(Some records)

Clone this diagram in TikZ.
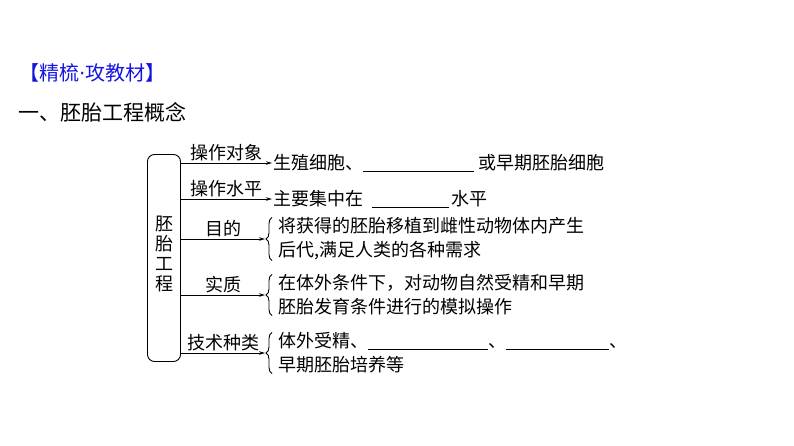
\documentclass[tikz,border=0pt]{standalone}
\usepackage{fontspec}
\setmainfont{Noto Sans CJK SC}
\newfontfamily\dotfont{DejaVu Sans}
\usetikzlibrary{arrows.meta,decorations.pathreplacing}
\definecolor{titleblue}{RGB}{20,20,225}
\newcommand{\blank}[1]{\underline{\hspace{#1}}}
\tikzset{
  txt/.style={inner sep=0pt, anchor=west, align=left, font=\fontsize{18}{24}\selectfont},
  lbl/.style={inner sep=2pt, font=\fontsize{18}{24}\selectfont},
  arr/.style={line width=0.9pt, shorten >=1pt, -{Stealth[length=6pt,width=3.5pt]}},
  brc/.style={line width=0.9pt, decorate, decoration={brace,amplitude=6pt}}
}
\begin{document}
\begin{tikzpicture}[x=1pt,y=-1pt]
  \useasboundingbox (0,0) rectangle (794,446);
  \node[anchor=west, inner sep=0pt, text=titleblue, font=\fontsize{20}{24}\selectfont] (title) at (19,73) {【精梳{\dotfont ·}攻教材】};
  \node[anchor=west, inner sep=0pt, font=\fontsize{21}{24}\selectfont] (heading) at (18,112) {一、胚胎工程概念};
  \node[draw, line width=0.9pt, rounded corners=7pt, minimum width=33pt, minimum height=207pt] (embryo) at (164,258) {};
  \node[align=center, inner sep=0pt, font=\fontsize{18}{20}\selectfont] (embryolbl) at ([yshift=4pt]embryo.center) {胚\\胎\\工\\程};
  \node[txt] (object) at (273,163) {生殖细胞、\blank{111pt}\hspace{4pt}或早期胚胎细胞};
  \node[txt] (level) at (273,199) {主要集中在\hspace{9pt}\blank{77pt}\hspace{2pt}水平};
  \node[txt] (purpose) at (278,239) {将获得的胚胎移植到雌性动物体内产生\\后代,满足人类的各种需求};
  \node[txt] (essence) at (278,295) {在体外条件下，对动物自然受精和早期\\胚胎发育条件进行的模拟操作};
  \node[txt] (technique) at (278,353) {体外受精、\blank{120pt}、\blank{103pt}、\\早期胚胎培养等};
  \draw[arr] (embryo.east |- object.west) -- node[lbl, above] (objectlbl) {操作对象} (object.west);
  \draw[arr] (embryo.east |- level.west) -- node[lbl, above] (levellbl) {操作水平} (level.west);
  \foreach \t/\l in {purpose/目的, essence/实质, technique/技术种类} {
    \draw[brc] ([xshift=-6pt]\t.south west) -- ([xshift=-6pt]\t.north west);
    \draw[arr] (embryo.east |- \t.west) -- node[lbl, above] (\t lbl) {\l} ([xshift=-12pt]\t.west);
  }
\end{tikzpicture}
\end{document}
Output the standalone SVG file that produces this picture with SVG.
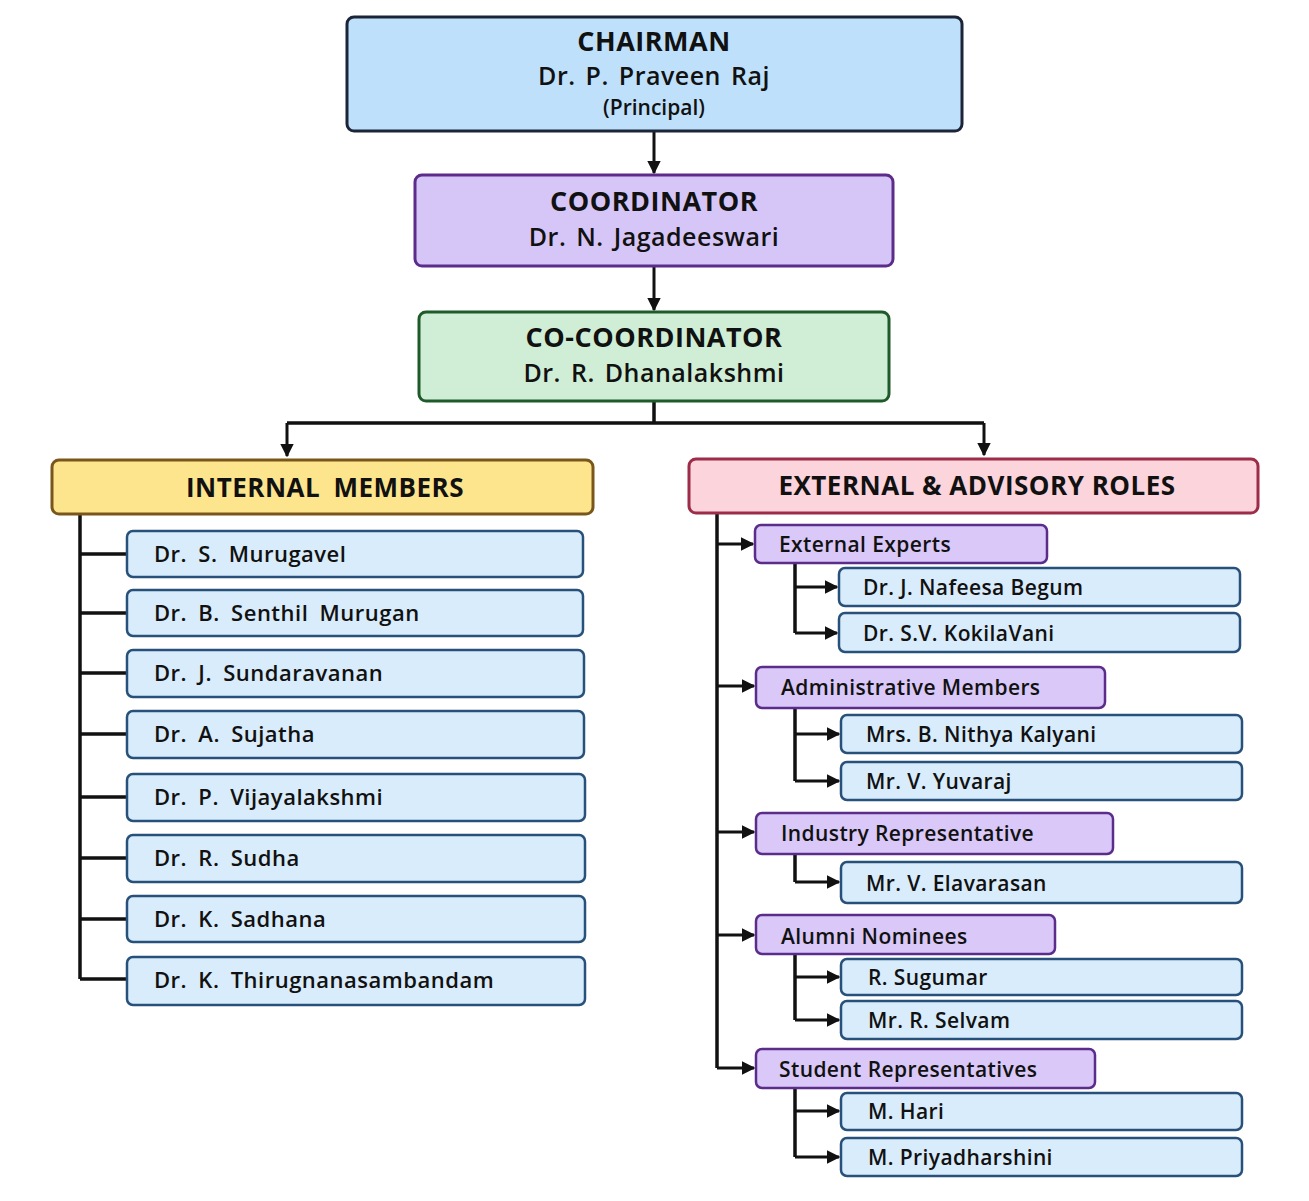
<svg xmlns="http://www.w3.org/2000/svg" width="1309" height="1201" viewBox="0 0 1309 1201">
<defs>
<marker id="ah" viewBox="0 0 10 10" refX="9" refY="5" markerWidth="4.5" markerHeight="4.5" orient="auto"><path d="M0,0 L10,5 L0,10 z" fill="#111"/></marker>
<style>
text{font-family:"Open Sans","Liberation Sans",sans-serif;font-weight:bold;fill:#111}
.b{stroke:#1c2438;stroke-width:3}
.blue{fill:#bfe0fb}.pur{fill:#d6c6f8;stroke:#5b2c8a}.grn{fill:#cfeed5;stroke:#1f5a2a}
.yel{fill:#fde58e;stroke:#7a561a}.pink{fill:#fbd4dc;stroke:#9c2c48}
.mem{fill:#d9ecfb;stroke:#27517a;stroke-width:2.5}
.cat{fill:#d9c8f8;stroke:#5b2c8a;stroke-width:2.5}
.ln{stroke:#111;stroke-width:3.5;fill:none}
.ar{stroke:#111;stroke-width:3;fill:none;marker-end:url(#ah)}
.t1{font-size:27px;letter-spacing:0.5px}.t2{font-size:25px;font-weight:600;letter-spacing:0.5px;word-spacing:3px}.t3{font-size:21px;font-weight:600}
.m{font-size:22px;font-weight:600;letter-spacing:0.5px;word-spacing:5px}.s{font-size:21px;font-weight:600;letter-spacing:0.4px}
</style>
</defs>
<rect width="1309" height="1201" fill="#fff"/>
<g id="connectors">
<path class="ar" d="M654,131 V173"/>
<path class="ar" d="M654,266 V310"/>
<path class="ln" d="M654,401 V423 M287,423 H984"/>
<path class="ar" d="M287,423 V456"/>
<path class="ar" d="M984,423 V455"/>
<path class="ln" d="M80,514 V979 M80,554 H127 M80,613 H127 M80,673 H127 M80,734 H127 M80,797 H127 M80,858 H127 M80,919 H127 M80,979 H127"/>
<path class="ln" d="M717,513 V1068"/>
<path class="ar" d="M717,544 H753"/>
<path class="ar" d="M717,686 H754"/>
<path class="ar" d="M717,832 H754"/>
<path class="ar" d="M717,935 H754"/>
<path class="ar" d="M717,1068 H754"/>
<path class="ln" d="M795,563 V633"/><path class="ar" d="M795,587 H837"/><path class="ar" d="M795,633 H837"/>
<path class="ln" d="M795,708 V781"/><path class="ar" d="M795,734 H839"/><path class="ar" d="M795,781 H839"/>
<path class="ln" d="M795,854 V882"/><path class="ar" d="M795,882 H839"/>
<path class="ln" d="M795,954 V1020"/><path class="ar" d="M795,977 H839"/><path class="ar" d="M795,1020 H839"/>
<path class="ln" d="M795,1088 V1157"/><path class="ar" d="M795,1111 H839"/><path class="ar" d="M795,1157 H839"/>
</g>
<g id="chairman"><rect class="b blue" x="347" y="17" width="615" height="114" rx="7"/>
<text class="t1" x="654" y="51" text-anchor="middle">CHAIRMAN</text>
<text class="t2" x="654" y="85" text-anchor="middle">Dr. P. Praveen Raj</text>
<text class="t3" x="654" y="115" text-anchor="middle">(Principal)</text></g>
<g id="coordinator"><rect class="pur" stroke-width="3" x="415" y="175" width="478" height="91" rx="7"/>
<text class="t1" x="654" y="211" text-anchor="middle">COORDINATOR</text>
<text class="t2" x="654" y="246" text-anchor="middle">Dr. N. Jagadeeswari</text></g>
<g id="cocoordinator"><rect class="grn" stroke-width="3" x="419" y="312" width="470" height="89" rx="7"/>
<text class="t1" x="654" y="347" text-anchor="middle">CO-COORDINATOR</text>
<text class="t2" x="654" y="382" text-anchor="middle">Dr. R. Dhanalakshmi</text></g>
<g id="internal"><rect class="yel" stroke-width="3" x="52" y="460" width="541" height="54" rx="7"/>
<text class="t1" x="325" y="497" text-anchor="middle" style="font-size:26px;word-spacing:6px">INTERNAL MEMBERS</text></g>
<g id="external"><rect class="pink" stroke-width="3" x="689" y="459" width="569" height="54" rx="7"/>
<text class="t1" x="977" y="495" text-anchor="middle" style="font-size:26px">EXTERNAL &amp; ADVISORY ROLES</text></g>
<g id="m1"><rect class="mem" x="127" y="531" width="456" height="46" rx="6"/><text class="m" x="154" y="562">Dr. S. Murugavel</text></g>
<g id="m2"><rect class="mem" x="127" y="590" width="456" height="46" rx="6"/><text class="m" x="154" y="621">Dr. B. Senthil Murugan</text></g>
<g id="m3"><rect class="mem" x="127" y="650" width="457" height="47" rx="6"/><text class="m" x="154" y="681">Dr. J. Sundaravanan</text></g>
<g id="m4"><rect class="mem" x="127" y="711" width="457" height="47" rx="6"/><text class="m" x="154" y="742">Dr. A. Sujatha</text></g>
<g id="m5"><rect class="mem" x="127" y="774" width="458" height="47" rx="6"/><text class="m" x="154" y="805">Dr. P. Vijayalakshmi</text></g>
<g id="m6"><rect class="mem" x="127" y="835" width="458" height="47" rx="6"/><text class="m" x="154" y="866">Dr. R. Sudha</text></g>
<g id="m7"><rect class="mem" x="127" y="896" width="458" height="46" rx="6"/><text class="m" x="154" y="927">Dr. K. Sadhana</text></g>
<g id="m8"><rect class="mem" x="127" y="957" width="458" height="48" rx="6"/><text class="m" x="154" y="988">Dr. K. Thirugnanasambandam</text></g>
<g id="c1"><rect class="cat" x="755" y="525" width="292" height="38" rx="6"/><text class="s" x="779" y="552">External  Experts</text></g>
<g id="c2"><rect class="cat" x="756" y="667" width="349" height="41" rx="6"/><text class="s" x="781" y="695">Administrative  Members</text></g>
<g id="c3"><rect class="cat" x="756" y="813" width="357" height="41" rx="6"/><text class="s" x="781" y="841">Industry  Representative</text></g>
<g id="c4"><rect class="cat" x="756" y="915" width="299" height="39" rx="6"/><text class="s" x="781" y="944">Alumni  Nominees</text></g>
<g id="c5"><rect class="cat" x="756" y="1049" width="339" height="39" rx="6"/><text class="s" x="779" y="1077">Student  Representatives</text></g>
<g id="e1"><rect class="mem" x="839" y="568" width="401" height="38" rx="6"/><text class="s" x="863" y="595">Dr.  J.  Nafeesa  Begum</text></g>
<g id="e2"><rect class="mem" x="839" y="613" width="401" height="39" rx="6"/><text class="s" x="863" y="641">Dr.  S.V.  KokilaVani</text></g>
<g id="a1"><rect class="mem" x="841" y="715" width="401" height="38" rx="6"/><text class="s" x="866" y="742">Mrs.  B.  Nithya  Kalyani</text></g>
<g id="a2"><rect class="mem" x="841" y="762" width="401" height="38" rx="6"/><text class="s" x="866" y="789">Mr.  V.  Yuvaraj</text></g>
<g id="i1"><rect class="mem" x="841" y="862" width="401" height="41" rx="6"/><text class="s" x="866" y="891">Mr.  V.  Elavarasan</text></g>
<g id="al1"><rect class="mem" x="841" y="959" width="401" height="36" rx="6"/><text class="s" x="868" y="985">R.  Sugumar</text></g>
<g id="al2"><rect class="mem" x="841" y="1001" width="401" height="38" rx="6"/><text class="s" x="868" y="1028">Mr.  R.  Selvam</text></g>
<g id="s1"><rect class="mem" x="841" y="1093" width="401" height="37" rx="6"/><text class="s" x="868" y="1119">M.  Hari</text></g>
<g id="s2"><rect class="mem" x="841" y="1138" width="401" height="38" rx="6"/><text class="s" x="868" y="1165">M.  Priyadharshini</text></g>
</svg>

:: What you should do ::
Copy each line above that contains the string "this".

:: Result ::
Clone this diagram in TikZ.
Output the standalone SVG file that produces this picture with SVG.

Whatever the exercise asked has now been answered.